**Supplied data:**

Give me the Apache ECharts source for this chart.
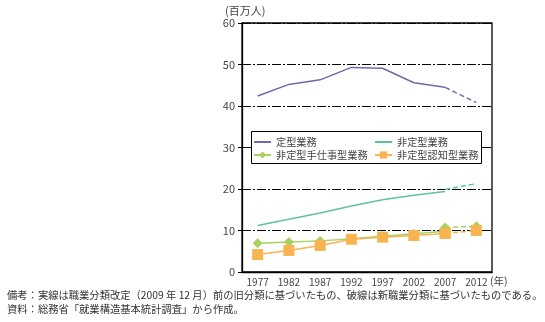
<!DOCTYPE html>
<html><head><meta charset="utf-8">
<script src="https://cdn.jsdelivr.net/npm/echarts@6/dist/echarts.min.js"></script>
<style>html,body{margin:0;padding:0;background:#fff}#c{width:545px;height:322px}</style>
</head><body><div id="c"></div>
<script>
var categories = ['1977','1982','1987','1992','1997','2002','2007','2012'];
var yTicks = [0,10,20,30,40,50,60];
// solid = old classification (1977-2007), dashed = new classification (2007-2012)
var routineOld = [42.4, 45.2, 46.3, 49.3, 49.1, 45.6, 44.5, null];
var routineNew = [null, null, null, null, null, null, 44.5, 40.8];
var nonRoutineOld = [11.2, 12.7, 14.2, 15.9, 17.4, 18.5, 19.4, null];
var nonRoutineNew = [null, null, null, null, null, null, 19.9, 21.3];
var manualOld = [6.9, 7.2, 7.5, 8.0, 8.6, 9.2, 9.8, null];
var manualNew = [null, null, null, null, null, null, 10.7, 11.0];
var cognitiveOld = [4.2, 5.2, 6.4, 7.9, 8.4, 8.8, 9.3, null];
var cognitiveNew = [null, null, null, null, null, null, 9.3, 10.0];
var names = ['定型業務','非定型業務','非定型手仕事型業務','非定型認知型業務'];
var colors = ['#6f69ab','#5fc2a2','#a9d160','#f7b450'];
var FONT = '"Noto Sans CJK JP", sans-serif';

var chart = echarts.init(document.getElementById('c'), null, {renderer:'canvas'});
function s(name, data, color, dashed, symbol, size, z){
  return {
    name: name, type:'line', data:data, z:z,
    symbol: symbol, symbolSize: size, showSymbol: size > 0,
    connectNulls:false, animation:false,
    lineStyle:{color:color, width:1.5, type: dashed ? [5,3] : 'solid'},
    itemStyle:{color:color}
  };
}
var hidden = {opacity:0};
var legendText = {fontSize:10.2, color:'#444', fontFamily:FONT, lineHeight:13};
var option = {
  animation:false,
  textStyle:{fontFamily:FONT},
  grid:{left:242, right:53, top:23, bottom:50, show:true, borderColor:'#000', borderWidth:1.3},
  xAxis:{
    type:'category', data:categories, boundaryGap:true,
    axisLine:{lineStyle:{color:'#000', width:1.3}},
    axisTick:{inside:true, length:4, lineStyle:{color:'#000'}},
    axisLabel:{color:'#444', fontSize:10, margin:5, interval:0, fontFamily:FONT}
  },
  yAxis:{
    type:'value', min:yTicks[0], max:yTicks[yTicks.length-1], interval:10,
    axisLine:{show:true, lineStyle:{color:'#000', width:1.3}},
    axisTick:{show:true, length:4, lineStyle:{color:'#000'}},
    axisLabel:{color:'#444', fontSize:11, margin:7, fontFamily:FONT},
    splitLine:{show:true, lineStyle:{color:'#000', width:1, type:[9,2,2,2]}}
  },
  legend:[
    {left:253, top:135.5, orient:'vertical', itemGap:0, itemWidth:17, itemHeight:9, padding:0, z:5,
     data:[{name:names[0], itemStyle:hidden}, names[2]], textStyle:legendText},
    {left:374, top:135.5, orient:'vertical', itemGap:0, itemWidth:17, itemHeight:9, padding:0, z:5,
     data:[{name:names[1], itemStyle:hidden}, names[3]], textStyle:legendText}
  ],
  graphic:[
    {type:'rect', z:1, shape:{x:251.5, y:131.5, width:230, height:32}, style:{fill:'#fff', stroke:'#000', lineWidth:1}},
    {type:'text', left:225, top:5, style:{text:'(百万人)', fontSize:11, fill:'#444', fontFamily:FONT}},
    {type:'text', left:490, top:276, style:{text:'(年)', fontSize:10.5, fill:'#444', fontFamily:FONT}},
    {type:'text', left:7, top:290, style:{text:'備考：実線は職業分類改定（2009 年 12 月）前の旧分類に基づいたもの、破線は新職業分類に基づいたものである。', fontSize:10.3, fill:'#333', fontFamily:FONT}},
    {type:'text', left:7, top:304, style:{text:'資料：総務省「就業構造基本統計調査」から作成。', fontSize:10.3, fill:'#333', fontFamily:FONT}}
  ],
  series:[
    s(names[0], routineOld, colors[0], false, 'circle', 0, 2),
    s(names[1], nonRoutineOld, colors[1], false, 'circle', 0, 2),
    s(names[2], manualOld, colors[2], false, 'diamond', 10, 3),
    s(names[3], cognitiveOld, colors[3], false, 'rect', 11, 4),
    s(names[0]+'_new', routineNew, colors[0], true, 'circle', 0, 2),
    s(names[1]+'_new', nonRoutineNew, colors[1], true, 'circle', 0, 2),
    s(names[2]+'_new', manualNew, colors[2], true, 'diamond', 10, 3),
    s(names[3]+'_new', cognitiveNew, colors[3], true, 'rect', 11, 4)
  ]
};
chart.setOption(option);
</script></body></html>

**Request:**
Reproduce the full listing faithfully, but do not carry over any pictures.

**Response to this exercise:**
Give me the Apache ECharts source for this chart.
<!DOCTYPE html>
<html><head><meta charset="utf-8">
<script src="https://cdn.jsdelivr.net/npm/echarts@6/dist/echarts.min.js"></script>
<style>html,body{margin:0;padding:0;background:#fff}#c{width:545px;height:322px}</style>
</head><body><div id="c"></div>
<script>
var categories = ['1977','1982','1987','1992','1997','2002','2007','2012'];
var yTicks = [0,10,20,30,40,50,60];
// solid = old classification (1977-2007), dashed = new classification (2007-2012)
var routineOld = [42.4, 45.2, 46.3, 49.3, 49.1, 45.6, 44.5, null];
var routineNew = [null, null, null, null, null, null, 44.5, 40.8];
var nonRoutineOld = [11.2, 12.7, 14.2, 15.9, 17.4, 18.5, 19.4, null];
var nonRoutineNew = [null, null, null, null, null, null, 19.9, 21.3];
var manualOld = [6.9, 7.2, 7.5, 8.0, 8.6, 9.2, 9.8, null];
var manualNew = [null, null, null, null, null, null, 10.7, 11.0];
var cognitiveOld = [4.2, 5.2, 6.4, 7.9, 8.4, 8.8, 9.3, null];
var cognitiveNew = [null, null, null, null, null, null, 9.3, 10.0];
var names = ['定型業務','非定型業務','非定型手仕事型業務','非定型認知型業務'];
var colors = ['#6f69ab','#5fc2a2','#a9d160','#f7b450'];
var FONT = '"Noto Sans CJK JP", sans-serif';

var chart = echarts.init(document.getElementById('c'), null, {renderer:'canvas'});
function s(name, data, color, dashed, symbol, size, z){
  return {
    name: name, type:'line', data:data, z:z,
    symbol: symbol, symbolSize: size, showSymbol: size > 0,
    connectNulls:false, animation:false,
    lineStyle:{color:color, width:1.5, type: dashed ? [5,3] : 'solid'},
    itemStyle:{color:color}
  };
}
var hidden = {opacity:0};
var legendText = {fontSize:10.2, color:'#444', fontFamily:FONT, lineHeight:13};
var option = {
  animation:false,
  textStyle:{fontFamily:FONT},
  grid:{left:242, right:53, top:23, bottom:50, show:true, borderColor:'#000', borderWidth:1.3},
  xAxis:{
    type:'category', data:categories, boundaryGap:true,
    axisLine:{lineStyle:{color:'#000', width:1.3}},
    axisTick:{inside:true, length:4, lineStyle:{color:'#000'}},
    axisLabel:{color:'#444', fontSize:10, margin:5, interval:0, fontFamily:FONT}
  },
  yAxis:{
    type:'value', min:yTicks[0], max:yTicks[yTicks.length-1], interval:10,
    axisLine:{show:true, lineStyle:{color:'#000', width:1.3}},
    axisTick:{show:true, length:4, lineStyle:{color:'#000'}},
    axisLabel:{color:'#444', fontSize:11, margin:7, fontFamily:FONT},
    splitLine:{show:true, lineStyle:{color:'#000', width:1, type:[9,2,2,2]}}
  },
  legend:[
    {left:253, top:135.5, orient:'vertical', itemGap:0, itemWidth:17, itemHeight:9, padding:0, z:5,
     data:[{name:names[0], itemStyle:hidden}, names[2]], textStyle:legendText},
    {left:374, top:135.5, orient:'vertical', itemGap:0, itemWidth:17, itemHeight:9, padding:0, z:5,
     data:[{name:names[1], itemStyle:hidden}, names[3]], textStyle:legendText}
  ],
  graphic:[
    {type:'rect', z:1, shape:{x:251.5, y:131.5, width:230, height:32}, style:{fill:'#fff', stroke:'#000', lineWidth:1}},
    {type:'text', left:225, top:5, style:{text:'(百万人)', fontSize:11, fill:'#444', fontFamily:FONT}},
    {type:'text', left:490, top:276, style:{text:'(年)', fontSize:10.5, fill:'#444', fontFamily:FONT}},
    {type:'text', left:7, top:290, style:{text:'備考：実線は職業分類改定（2009 年 12 月）前の旧分類に基づいたもの、破線は新職業分類に基づいたものである。', fontSize:10.3, fill:'#333', fontFamily:FONT}},
    {type:'text', left:7, top:304, style:{text:'資料：総務省「就業構造基本統計調査」から作成。', fontSize:10.3, fill:'#333', fontFamily:FONT}}
  ],
  series:[
    s(names[0], routineOld, colors[0], false, 'circle', 0, 2),
    s(names[1], nonRoutineOld, colors[1], false, 'circle', 0, 2),
    s(names[2], manualOld, colors[2], false, 'diamond', 10, 3),
    s(names[3], cognitiveOld, colors[3], false, 'rect', 11, 4),
    s(names[0]+'_new', routineNew, colors[0], true, 'circle', 0, 2),
    s(names[1]+'_new', nonRoutineNew, colors[1], true, 'circle', 0, 2),
    s(names[2]+'_new', manualNew, colors[2], true, 'diamond', 10, 3),
    s(names[3]+'_new', cognitiveNew, colors[3], true, 'rect', 11, 4)
  ]
};
chart.setOption(option);
</script></body></html>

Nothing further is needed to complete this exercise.